* Available data

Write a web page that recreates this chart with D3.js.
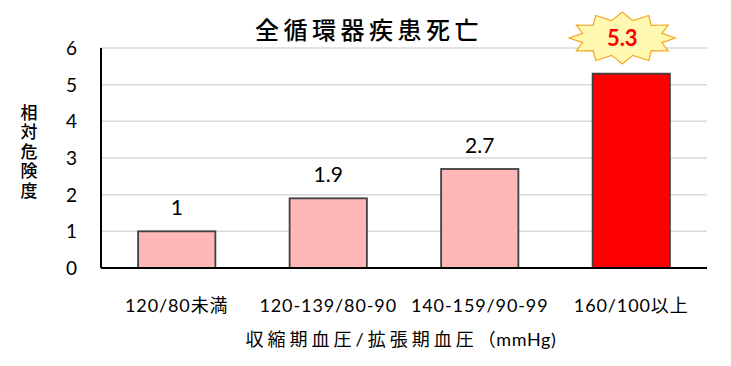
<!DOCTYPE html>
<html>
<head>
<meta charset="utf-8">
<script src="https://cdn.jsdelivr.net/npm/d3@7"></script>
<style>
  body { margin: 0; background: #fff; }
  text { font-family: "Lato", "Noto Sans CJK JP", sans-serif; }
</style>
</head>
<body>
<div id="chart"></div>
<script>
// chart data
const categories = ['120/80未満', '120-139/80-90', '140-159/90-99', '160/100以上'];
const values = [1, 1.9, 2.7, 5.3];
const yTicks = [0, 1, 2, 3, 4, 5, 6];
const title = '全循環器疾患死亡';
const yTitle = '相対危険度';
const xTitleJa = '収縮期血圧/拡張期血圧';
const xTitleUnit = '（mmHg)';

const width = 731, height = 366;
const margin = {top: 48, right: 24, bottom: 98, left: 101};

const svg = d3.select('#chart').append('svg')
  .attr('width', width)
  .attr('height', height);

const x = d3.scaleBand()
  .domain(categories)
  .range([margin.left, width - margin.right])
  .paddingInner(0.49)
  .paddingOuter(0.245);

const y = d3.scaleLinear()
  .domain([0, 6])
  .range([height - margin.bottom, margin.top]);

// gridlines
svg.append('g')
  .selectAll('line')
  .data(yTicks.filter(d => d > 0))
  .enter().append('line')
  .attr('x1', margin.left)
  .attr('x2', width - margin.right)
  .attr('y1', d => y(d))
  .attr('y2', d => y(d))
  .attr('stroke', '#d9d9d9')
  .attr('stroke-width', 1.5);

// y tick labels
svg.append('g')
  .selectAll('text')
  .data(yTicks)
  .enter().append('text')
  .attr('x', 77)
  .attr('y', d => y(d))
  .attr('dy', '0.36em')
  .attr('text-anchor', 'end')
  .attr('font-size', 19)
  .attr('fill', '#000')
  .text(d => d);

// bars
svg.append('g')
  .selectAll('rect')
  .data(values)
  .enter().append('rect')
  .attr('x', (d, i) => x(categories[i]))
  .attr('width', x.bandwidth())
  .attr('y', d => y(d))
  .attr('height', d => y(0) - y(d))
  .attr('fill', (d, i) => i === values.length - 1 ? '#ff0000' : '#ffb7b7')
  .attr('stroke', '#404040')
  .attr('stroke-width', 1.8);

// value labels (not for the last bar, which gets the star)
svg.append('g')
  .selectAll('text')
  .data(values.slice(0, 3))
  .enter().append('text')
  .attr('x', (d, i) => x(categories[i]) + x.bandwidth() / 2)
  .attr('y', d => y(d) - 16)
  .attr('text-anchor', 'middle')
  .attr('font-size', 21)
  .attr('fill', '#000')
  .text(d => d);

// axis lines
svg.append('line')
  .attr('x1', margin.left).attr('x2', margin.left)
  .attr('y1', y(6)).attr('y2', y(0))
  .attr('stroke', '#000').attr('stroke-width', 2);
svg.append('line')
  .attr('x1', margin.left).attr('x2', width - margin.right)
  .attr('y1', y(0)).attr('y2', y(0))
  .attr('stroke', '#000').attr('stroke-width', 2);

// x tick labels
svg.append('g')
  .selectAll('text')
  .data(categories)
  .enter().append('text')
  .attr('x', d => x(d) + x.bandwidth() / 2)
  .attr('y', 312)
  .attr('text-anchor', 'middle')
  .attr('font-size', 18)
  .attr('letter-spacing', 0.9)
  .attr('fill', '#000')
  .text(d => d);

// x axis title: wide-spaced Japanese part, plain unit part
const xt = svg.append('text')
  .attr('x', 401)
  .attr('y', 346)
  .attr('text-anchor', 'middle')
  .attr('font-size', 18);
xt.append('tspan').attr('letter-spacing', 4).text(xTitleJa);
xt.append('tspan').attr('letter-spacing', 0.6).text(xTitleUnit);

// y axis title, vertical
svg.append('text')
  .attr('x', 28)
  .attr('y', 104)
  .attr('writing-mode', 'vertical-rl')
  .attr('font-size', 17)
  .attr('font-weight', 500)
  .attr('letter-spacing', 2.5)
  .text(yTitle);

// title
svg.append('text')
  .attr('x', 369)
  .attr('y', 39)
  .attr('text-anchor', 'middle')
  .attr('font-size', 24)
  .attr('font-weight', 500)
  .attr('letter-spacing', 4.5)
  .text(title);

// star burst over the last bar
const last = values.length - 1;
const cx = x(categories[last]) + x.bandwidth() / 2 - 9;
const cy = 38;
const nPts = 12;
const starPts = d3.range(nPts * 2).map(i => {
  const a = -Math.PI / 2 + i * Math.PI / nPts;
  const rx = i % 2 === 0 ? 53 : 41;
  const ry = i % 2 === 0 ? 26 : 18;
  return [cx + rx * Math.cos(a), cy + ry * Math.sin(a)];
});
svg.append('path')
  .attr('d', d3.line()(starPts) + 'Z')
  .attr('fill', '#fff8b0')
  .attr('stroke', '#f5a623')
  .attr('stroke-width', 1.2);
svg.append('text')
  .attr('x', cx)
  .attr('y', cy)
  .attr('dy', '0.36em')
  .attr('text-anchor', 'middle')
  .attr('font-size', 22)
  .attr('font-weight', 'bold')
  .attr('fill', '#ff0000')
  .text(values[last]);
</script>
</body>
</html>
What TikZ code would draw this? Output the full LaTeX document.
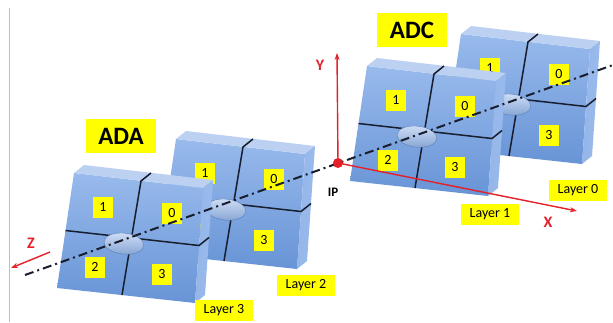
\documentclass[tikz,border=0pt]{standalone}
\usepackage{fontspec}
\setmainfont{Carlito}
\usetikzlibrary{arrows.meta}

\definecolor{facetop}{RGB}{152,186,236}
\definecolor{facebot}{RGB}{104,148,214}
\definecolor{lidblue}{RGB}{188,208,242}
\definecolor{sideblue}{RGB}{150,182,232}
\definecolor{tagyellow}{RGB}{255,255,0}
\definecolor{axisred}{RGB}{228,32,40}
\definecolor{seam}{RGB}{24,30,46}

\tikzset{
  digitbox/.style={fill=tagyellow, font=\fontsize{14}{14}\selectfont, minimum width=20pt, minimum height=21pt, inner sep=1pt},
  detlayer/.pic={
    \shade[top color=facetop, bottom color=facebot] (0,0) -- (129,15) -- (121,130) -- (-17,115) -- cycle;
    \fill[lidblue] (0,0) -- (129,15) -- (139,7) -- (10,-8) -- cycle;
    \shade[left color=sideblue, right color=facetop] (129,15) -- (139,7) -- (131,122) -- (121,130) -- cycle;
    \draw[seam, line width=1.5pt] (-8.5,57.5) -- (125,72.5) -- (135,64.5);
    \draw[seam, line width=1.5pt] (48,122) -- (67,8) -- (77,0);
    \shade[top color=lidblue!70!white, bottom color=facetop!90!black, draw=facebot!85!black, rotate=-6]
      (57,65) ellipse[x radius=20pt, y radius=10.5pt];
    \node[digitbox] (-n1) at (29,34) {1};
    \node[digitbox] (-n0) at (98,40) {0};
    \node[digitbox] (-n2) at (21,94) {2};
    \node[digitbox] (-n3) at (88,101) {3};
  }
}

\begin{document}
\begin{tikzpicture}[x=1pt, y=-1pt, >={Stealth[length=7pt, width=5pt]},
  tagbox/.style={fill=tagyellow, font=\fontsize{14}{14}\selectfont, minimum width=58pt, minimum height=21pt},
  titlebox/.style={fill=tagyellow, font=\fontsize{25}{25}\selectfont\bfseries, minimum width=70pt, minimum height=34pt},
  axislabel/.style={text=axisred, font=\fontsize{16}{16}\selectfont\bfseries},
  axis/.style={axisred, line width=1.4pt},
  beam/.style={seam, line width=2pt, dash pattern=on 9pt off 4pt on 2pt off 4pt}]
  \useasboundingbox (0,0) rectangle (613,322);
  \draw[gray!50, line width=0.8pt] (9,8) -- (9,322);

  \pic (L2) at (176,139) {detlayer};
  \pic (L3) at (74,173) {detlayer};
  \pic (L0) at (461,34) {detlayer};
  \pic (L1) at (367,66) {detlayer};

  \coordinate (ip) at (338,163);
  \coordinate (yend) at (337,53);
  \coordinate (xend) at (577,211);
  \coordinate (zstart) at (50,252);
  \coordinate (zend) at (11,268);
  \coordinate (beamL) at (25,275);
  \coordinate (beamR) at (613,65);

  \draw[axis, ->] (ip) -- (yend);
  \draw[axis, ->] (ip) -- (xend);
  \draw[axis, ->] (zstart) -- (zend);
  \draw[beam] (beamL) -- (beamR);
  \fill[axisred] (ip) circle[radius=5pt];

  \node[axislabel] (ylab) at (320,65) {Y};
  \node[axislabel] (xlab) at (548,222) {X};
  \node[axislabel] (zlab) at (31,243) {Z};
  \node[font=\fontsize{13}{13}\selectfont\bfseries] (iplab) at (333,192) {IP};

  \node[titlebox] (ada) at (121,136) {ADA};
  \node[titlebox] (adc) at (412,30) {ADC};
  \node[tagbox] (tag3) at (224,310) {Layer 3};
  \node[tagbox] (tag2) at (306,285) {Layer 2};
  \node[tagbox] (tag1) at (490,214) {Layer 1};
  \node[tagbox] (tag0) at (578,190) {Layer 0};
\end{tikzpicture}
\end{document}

* Objective
Repeat only the lines between the top of the entries above and the line containing "const xTitleUnit = '（mmHg)';", both ends included, without the pictures.

* Correct result
Write a web page that recreates this chart with D3.js.
<!DOCTYPE html>
<html>
<head>
<meta charset="utf-8">
<script src="https://cdn.jsdelivr.net/npm/d3@7"></script>
<style>
  body { margin: 0; background: #fff; }
  text { font-family: "Lato", "Noto Sans CJK JP", sans-serif; }
</style>
</head>
<body>
<div id="chart"></div>
<script>
// chart data
const categories = ['120/80未満', '120-139/80-90', '140-159/90-99', '160/100以上'];
const values = [1, 1.9, 2.7, 5.3];
const yTicks = [0, 1, 2, 3, 4, 5, 6];
const title = '全循環器疾患死亡';
const yTitle = '相対危険度';
const xTitleJa = '収縮期血圧/拡張期血圧';
const xTitleUnit = '（mmHg)';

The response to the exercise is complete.